Ma anche da giornalista Guido Paglia è un personaggio speciale, tanto da riuscire a fare uno scoop impossibile: dare una notizia prima che accadano i fatti. Succede quando scrive sul Resto del Carlino , l'11 novembre 1972, che in un casolare nei pressi di Camerino è stato ritrovato un arsenale dei "rossi": mitragliatrici, munizioni, bombe a mano Mk2, mine anticarro, polvere da mina, detonatori, micce, timer, bottiglie incendiarie, tritolo, pentrite, oltre a carte d'identità rubate, fionde, vernice spray e un cifrario. Paglia nel suo articolo precisa che i documenti cifrati trovati nel casolare provavano «inoppugnabilmente l'attività eversiva e paramilitare di taluni gruppi di estremisti di sinistra». L'arsenale era a disposizione infatti di «estremisti di sinistra di tutta Italia e in particolare delle zone di Roma, Perugia, Trento, Bolzano e Macerata».

Mai scoop fu così preveggente. Una divinazione. Infatti nel momento in cui Paglia scriveva il suo articolo, il 10 novembre 1972, l'arsenale era appena stato scoperto e certamente ancora nulla si sapeva dei fogli cifrati, che saranno decrittati solo cinque giorni dopo.
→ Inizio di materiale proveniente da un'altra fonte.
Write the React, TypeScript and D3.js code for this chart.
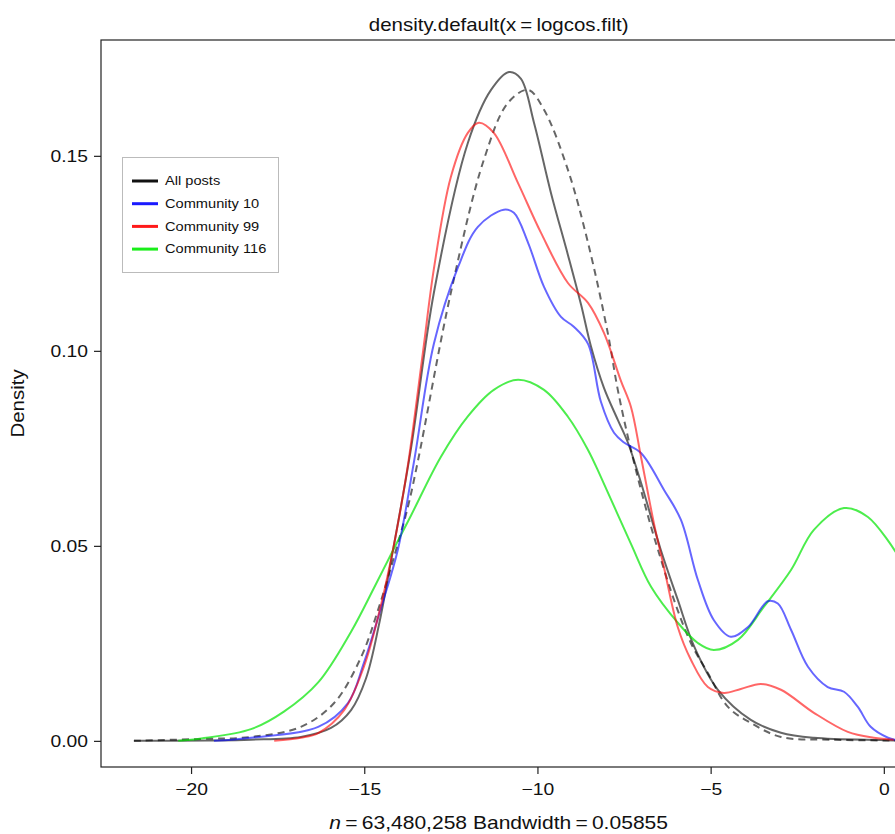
import { useEffect, useRef } from 'react'
import * as d3 from 'd3'

// density curves, as [logcos, density]
const allPosts: [number, number][] = [
  [-21.65, 0], [-19.5, 0.0001], [-18.27, 0.0003], [-16.83, 0.001], [-15.96, 0.0033],
  [-15.38, 0.0079], [-14.95, 0.016], [-14.57, 0.03], [-14.23, 0.046], [-13.65, 0.075],
  [-12.99, 0.1149], [-12.01, 0.1533], [-11.34, 0.1669], [-10.82, 0.1715], [-10.48, 0.1698],
  [-10.1, 0.1585], [-9.61, 0.1405], [-9.12, 0.1246], [-8.74, 0.1118], [-8.46, 0.1013],
  [-8.08, 0.0905], [-7.68, 0.0823], [-7.39, 0.0765], [-7.01, 0.0662], [-6.44, 0.049],
  [-5.95, 0.0362], [-5.48, 0.0243], [-4.79, 0.0131], [-3.84, 0.0054], [-2.97, 0.0021],
  [-2.02, 0.0008], [-0.09, 0.0002], [0.36, 0.0001],
]

const allPostsRef: [number, number][] = [
  [-21.65, 0], [-19.71, 0.0005], [-18.27, 0.001], [-16.83, 0.0036], [-15.87, 0.0097],
  [-15.09, 0.0215], [-14.6, 0.0336], [-14.14, 0.0472], [-13.74, 0.06], [-13.45, 0.0718],
  [-12.5, 0.1149], [-11.54, 0.1492], [-10.85, 0.1636], [-10.27, 0.1669], [-9.81, 0.1618],
  [-9.12, 0.1464], [-8.54, 0.1277], [-7.97, 0.1046], [-7.68, 0.09], [-7.3, 0.0746],
  [-6.81, 0.0577], [-6.52, 0.049], [-6.06, 0.0362], [-5.57, 0.0251], [-5.08, 0.0174],
  [-4.5, 0.0087], [-3.84, 0.0046], [-2.97, 0.001], [-1.53, 0.0003], [0.36, 0.0001],
]

const community10: [number, number][] = [
  [-19.34, 0], [-18.27, 0.0008], [-16.33, 0.0036], [-15.47, 0.0097], [-15.01, 0.02],
  [-14.52, 0.034], [-14.03, 0.049], [-13.56, 0.0718], [-12.99, 0.1018], [-12.29, 0.1215],
  [-11.72, 0.1318], [-10.97, 0.1362], [-10.68, 0.1354], [-10.27, 0.1277], [-9.81, 0.1164],
  [-9.32, 0.1087], [-8.95, 0.1062], [-8.54, 0.1018], [-8.17, 0.087], [-7.79, 0.079],
  [-7.5, 0.0765], [-7.01, 0.0738], [-6.35, 0.0644], [-5.86, 0.0567], [-5.37, 0.0413],
  [-4.91, 0.031], [-4.42, 0.0267], [-3.92, 0.0292], [-3.35, 0.0358], [-3.06, 0.0352],
  [-2.68, 0.0285], [-2.19, 0.019], [-1.62, 0.0138], [-1.15, 0.0126], [-0.75, 0.0087],
  [-0.38, 0.0036], [0.12, 0.0008], [0.36, 0.0002],
]

const community99: [number, number][] = [
  [-17.6, 0], [-16.83, 0.0008], [-16.33, 0.002], [-15.58, 0.0079], [-15.01, 0.019],
  [-14.6, 0.0318], [-14.23, 0.0464], [-13.94, 0.06], [-13.71, 0.0725], [-13.3, 0.1],
  [-12.99, 0.121], [-12.5, 0.1446], [-12.01, 0.1559], [-11.69, 0.1585], [-11.26, 0.1559],
  [-10.56, 0.143], [-9.9, 0.1303], [-9.12, 0.1174], [-8.54, 0.1123], [-8.08, 0.1046],
  [-7.59, 0.0923], [-7.3, 0.0856], [-7.01, 0.0728], [-6.64, 0.0559], [-6.35, 0.0446],
  [-5.95, 0.0292], [-5.57, 0.0208], [-5.08, 0.0138], [-4.62, 0.0123], [-4.13, 0.0133],
  [-3.55, 0.0146], [-2.97, 0.0131], [-2.02, 0.0072], [-1.04, 0.0023], [-0.29, 0.0008],
  [0.29, 0.0003],
]

const community116: [number, number][] = [
  [-20.37, 0], [-19.71, 0.0006], [-18.27, 0.003], [-17.32, 0.0075], [-16.33, 0.015],
  [-15.38, 0.028], [-14.72, 0.0392], [-14.23, 0.0478], [-13.65, 0.0578], [-12.79, 0.0728],
  [-12.01, 0.0832], [-11.26, 0.09], [-10.56, 0.0926], [-9.81, 0.09], [-9.12, 0.0831],
  [-8.54, 0.0746], [-8.17, 0.0677], [-7.3, 0.0505], [-6.72, 0.0395], [-5.95, 0.0303],
  [-5.37, 0.0251], [-4.91, 0.0233], [-4.21, 0.0259], [-3.46, 0.0344], [-2.68, 0.0438],
  [-2.02, 0.0541], [-1.15, 0.0597], [-0.46, 0.0574], [0.36, 0.0482],
]

const xTicks = [-20, -15, -10, -5, 0]
const yTicks = [0, 0.05, 0.1, 0.15]
const legendLabels = ['All posts', 'Community 10', 'Community 99', 'Community 116']

const titleText = 'density.default(x\u2009=\u2009logcos.filt)'
const xLabelText = '\u2009=\u200963,480,258 Bandwidth\u2009=\u20090.05855'
const yLabelText = 'Density'

const W = 895
const H = 834
const FONT = '"Liberation Sans", Arial, Helvetica, sans-serif'
const SX = 1.17 // the figure is a bit wider than tall, stretch text to match

const DensityChart = () => {
  const svgRef = useRef<SVGSVGElement>(null)

  useEffect(() => {
    if (!svgRef.current) return
    const svg = d3.select(svgRef.current)
    svg.selectAll('*').remove()

    const left = 101
    const top = 40
    const bottom = 767

    const x = d3.scaleLinear().domain([-22.6, 0.36]).range([left, 896.3])
    const y = d3.scaleLinear().domain([-0.0067, 0.1797]).range([bottom, top])
    const right = x.range()[1]

    svg.append('rect')
      .attr('width', W)
      .attr('height', H)
      .attr('fill', 'white')

    // 畫線
    const line = d3.line<[number, number]>()
      .x(d => x(d[0]))
      .y(d => y(Math.max(0, d[1])))
      .curve(d3.curveCatmullRom.alpha(0.5))

    const series = [
      { data: allPosts, color: '#000000', opacity: 0.6, dash: null },
      { data: allPostsRef, color: '#000000', opacity: 0.6, dash: '7,5' },
      { data: community116, color: '#00e600', opacity: 0.7, dash: null },
      { data: community10, color: '#0000ff', opacity: 0.6, dash: null },
      { data: community99, color: '#ff0000', opacity: 0.6, dash: null },
    ]

    svg.append('clipPath')
      .attr('id', 'plot-clip')
      .append('rect')
      .attr('x', left)
      .attr('y', top)
      .attr('width', right - left)
      .attr('height', bottom - top)

    const lines = svg.append('g').attr('clip-path', 'url(#plot-clip)')
    series.forEach(s => {
      lines.append('path')
        .datum(s.data)
        .attr('d', line)
        .attr('fill', 'none')
        .attr('stroke', s.color)
        .attr('stroke-opacity', s.opacity)
        .attr('stroke-width', 2)
        .attr('stroke-dasharray', s.dash)
    })

    // 外框
    svg.append('rect')
      .attr('x', left)
      .attr('y', top)
      .attr('width', right - left)
      .attr('height', bottom - top)
      .attr('fill', 'none')
      .attr('stroke', '#222')
      .attr('stroke-width', 1.2)

    // X 軸
    const xAxis = svg.append('g')
      .attr('transform', `translate(0,${bottom})`)
      .call(d3.axisBottom(x).tickValues(xTicks).tickSize(7).tickPadding(9).tickSizeOuter(0))
    xAxis.select('.domain').remove()
    xAxis.selectAll('line').attr('stroke', '#222').attr('stroke-width', 1.2)
    xAxis.selectAll('text')
      .attr('transform', `scale(${SX},1)`)
      .style('font-family', FONT)
      .style('font-size', '16.5px')
      .style('fill', '#111')

    // Y 軸
    const yAxis = svg.append('g')
      .attr('transform', `translate(${left},0)`)
      .call(d3.axisLeft(y).tickValues(yTicks).tickFormat(d3.format('.2f')).tickSize(7).tickSizeOuter(0))
    yAxis.select('.domain').remove()
    yAxis.selectAll('line').attr('stroke', '#222').attr('stroke-width', 1.2)
    yAxis.selectAll('text')
      .attr('x', -13 / SX)
      .attr('transform', `scale(${SX},1)`)
      .style('font-family', FONT)
      .style('font-size', '16.5px')
      .style('fill', '#111')

    // 標題
    svg.append('text')
      .attr('transform', `translate(${(left + right) / 2},31) scale(${SX},1)`)
      .attr('text-anchor', 'middle')
      .style('font-family', FONT)
      .style('font-size', '17.5px')
      .style('fill', '#111')
      .text(titleText)

    const xl = svg.append('text')
      .attr('transform', `translate(${(left + right) / 2},829) scale(${SX},1)`)
      .attr('text-anchor', 'middle')
      .style('font-family', FONT)
      .style('font-size', '18px')
      .style('fill', '#111')
    xl.append('tspan').style('font-style', 'italic').text('n')
    xl.append('tspan').text(xLabelText)

    svg.append('text')
      .attr('transform', `translate(24,${(top + bottom) / 2}) rotate(-90) scale(${SX},1)`)
      .attr('text-anchor', 'middle')
      .style('font-family', FONT)
      .style('font-size', '17.5px')
      .style('fill', '#111')
      .text(yLabelText)

    // 圖例
    const legendColors = ['#111111', '#1a1aff', '#ff1a1a', '#1aee1a']
    const legend = svg.append('g')
    legend.append('rect')
      .attr('x', 122.5)
      .attr('y', 157.5)
      .attr('width', 156)
      .attr('height', 115)
      .attr('fill', 'white')
      .attr('stroke', '#bbb')
      .attr('stroke-width', 1)
    legendLabels.forEach((label, i) => {
      const ly = 181 + i * 22.7
      legend.append('line')
        .attr('x1', 132)
        .attr('x2', 158)
        .attr('y1', ly)
        .attr('y2', ly)
        .attr('stroke', legendColors[i])
        .attr('stroke-width', 3)
      legend.append('text')
        .attr('transform', `translate(165,${ly}) scale(${SX},1)`)
        .attr('dy', '0.35em')
        .style('font-family', FONT)
        .style('font-size', '12.5px')
        .style('fill', '#111')
        .text(label)
    })
  }, [])

  return (
    <svg ref={svgRef} width={W} height={H} style={{ display: 'block' }} />
  )
}

export default function App() {
  return (
    <div>
      <style>{'body { margin: 0; }'}</style>
      <DensityChart />
    </div>
  )
}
E solo due mesi dopo, nel gennaio 1973, saranno incriminati quattro giovani di sinistra provenienti proprio dalle città incautamente anticipate da Paglia, perché indicati negli elenchi cifrati trovati nell'arsenale e decrittati, guarda caso, da un ufficiale del Sid mandato a dare una mano alle indagini.

La verità che emerge in seguito è che l'operazione di Camerino è una provocazione costruita dai servizi segreti. È un'azione in cui per la prima volta - scrive il giudice Salvini - c'è la prova che l'intervento degli apparati dello Stato «non si limita più all'omissione di atti di indagine o alla copertura dei responsabili, ma si concretizza nell'intervento diretto in un'azione eversiva»: sono stati i carabinieri a preparare l'arsenale, sotto la regia del Sid di Maletti, ad accumulare armi ed esplosivo e ad aggiungervi i fogli cifrati per poter arrestare i militanti «delle zone di Roma, Perugia, Trento, Bolzano e Macerata». Paglia, passato da pochi mesi dalla militanza in Avanguardia al giornalismo teleguidato, ha poi messo in circolazione la notizia, anche se con una fretta che ha finito per rovinare l'opera.

Certamente i cuori neri insorgeranno, rivendicando la loro purezza rivoluzionaria non scalfita dalle compromissioni di alcuni con gli apparati dello Stato. Il problema è che nella storia italiana il confine tra cuori neri e cuori di Stato è difficile da tracciare.